# Forum Forum Help Desk Introduce Yourself  Skirtings and door surrounds.

## terryquin@live.

Hello. I live in Perth, Booragoon in fact and I have been slowly upgrading my dark and dingy to light and bright. The current room I am working on is the TV room which is 6.1 x 4.3m and was all face brick and carpet. I have  gyprocked the walls and of course I will need to have skirtings when I lay bamboo flooring. I want to match the flow of the house which has the same timber skirtings and around the door frames - what are those called? This is a Burke and Gaynor built 1982. They have a half crescent shaped recesses both front and back with 10mm top and bottom square. Nothing like it in Bunnings of course. Do any of the member know who can cut a profile in Perth? i want jarrah not mdf. The finished size is 65x19mm. the original ones were that horrible dark brown but sanded and finished to a high gloss Dulux Antique White USA 50% the result is quite different. Took me 3 undercoats and 3 top coats to get the look.
I called Colli and Son but they said no. They suggested Subiaco Restorations? Anyone got any clues? Many thanks. Terry

----------


## David.Elliott

Jarrah is going to cost you a bomb. If you're painting it really is of no matter. 
I use Simon at  Franz Building Supplies - Quality products. Great ServiceFranz Building Supplies, Perth | Custom Made MDF and Timber Skirting Board, Architrave and other Mouldings Professionals 
He makes on site from moisture resistant MDF and you can get preprimed...you may well find the profile on the website...

----------


## toooldforthis

I have used Subiaco Restorations (they are in Balcatta these days)
as David said, if painting no need for jarrah.

----------


## terryquin@live.

Many thanks for those tips David.Elliott and Toooldforthis.

----------


## shauck

At least get pine, if not hardwood (vic ash is common these days).
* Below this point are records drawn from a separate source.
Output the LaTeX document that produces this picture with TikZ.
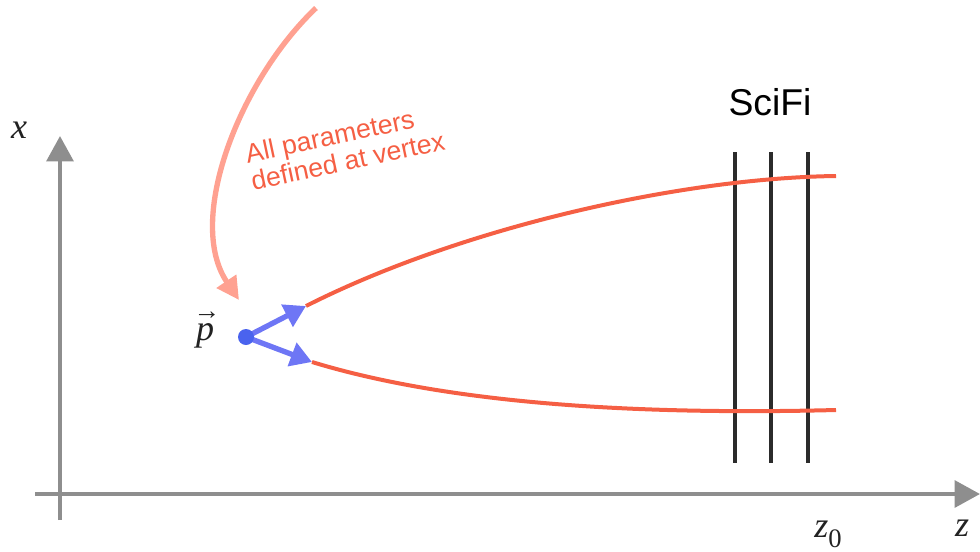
\documentclass[tikz,border=0pt]{standalone}
\usepackage{fontspec}
\setmainfont{Liberation Serif}
\newfontfamily\labelfont{Liberation Sans}
\usetikzlibrary{arrows.meta}
\definecolor{axisgray}{HTML}{8E8E8E}
\definecolor{trackred}{HTML}{F55F44}
\definecolor{salmon}{HTML}{FFA191}
\definecolor{vblue}{HTML}{4A63EE}
\definecolor{ablue}{HTML}{6E76F5}
\definecolor{detblack}{HTML}{2B2B2B}
\definecolor{labelblack}{HTML}{222222}
\tikzset{
  axis/.style={draw=axisgray, line width=3pt, -{Triangle[length=19pt,width=20pt]}},
  track/.style={draw=trackred, line width=3pt},
  layer/.style={draw=detblack, line width=3pt},
  momarrow/.style={draw=ablue, line width=4pt, -{Triangle[length=16pt,width=18pt]}},
  note/.style={text=trackred, font=\labelfont\fontsize{20}{21}\selectfont, align=left},
  varlabel/.style={text=labelblack, font=\itshape\fontsize{27}{28}\selectfont, inner sep=0pt},
}
\begin{document}
\begin{tikzpicture}[x=0.75pt,y=-0.75pt]
\useasboundingbox (0,0) rectangle (980,551);
% axes
\coordinate (zs) at (35,494);
\coordinate (ze) at (980,494);
\coordinate (xs) at (60,520);
\coordinate (xe) at (60,136);
\draw[axis] (xs) -- (xe);
\draw[axis] (zs) -- (ze);
\node[varlabel] (xl) at (19,130) {x};
\node[varlabel] (zl) at (962,528) {z};
\node[varlabel] (z0l) at (828,534) {z\raisebox{-0.28em}{\upshape\fontsize{20}{20}\selectfont 0}};
% SciFi layers
\foreach \i/\xx in {1/735,2/771,3/808}{
  \coordinate (t\i) at (\xx,152);
  \coordinate (b\i) at (\xx,463);
  \draw[layer] (t\i) -- (b\i);
}
\node[font=\labelfont\fontsize{28}{30}\selectfont] (scifi) at (770,102) {SciFi};
% vertex
\coordinate (v) at (246,337);
\coordinate (u0) at (306,306);
\coordinate (l0) at (312,362);
\coordinate (u1) at (836,176);
\coordinate (l1) at (836,410);
\draw[track] (u0) .. controls (460,228) and (680,178) .. (u1);
\draw[track] (l0) .. controls (430,398) and (600,416) .. (l1);
\draw[momarrow] (v) -- (u0);
\draw[momarrow] (v) -- (l0);
\fill[vblue] (v) circle (8);
\node[varlabel] (pl) at (205,336) {p};
\node[text=labelblack, font=\fontsize{20}{20}\selectfont, inner sep=0pt] (parrow) at (207,316) {→};
% annotation arrow
\coordinate (as) at (316,8);
\coordinate (ae) at (239,300);
\draw[draw=salmon, line width=4pt, -{Triangle[length=17pt,width=17pt]}] (as) .. controls (240,80) and (185,220) .. (ae);
\node[note, rotate=12] (txt) at (345,147) {All parameters\\defined at vertex};
\end{tikzpicture}
\end{document}
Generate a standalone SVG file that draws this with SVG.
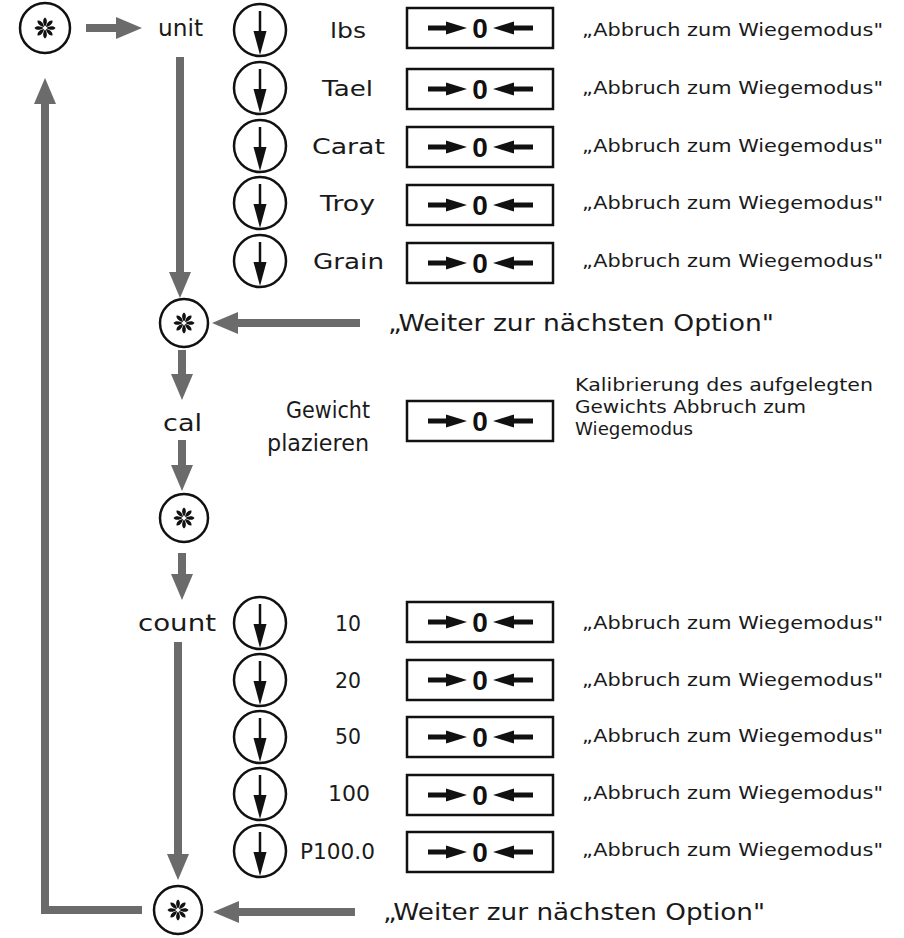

MDF is woeful stuff to cut (especially scribe corners), nail (it splits).

----------


## terryquin@live.

I think I'm with you shauck. I hate that mdf stuff. I mean I do use it where it really doesn't matter but if it takes a lot of working I'd prefer to be working with wood. I believe the dust from MDF workings are nasty too.

----------


## shauck

Yeah, apparently nasty. Why bother with the stuff, I say. I always prefer hardwood. Cost a lot more but lasts forever and looks great.

----------